Вчера прибыл Осип, сегодня он раскладывается, все стоит вверх дном, а одновременно же у меня на фронте идет большая перепалка… и я прямо растериваюсь, заниматься ли мне войною или отдаваться впечатлениям, принесенным мне Осипом. Сегодня с ним успел немного поговорить, много смеялся, и все, конечно, приводило меня в страшное оживление. Он, каналья, не мог ответить мне на некоторые вопросы, например, хорошо ли катается Генюша на коньках. Об нем он говорит в хорошем тоне, о Кирилке – небрежнее, об Ейке – с восторгом. Твои брелоки (яички) я раздал офицерам со словами: «Командирша с нами христосуется». Это очень удачная мысль. Карточки получил, и на одной из них ты выглядываешь совершенно хорошо.

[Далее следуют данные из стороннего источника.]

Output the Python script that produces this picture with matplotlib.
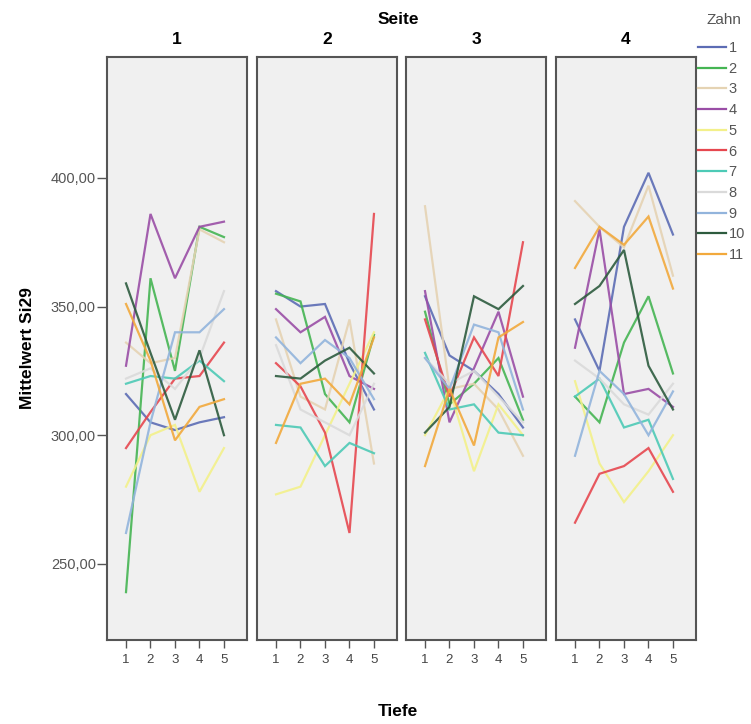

С подарками для детей поступлю, как пишешь. О посылаемых в Россию буду думать, сейчас нет минуты свободной. Сейчас идет поезд, и я спешу написать тебе хоть что-нибудь. Вероятно, ни сегодня, так завтра тронемся вперед; буду говорить об этом, как ты просишь.
Крепко обнимаю, целую и благословляю.
Ваш отец и муж Андрей.
P. S. Сейчас адъютант носится с брелоками… много говору и оживления. Батюшка очень доволен пеленами и благодарит за изящную и сердечную работу. Не над ней ли ты сидела месяц? Андрей.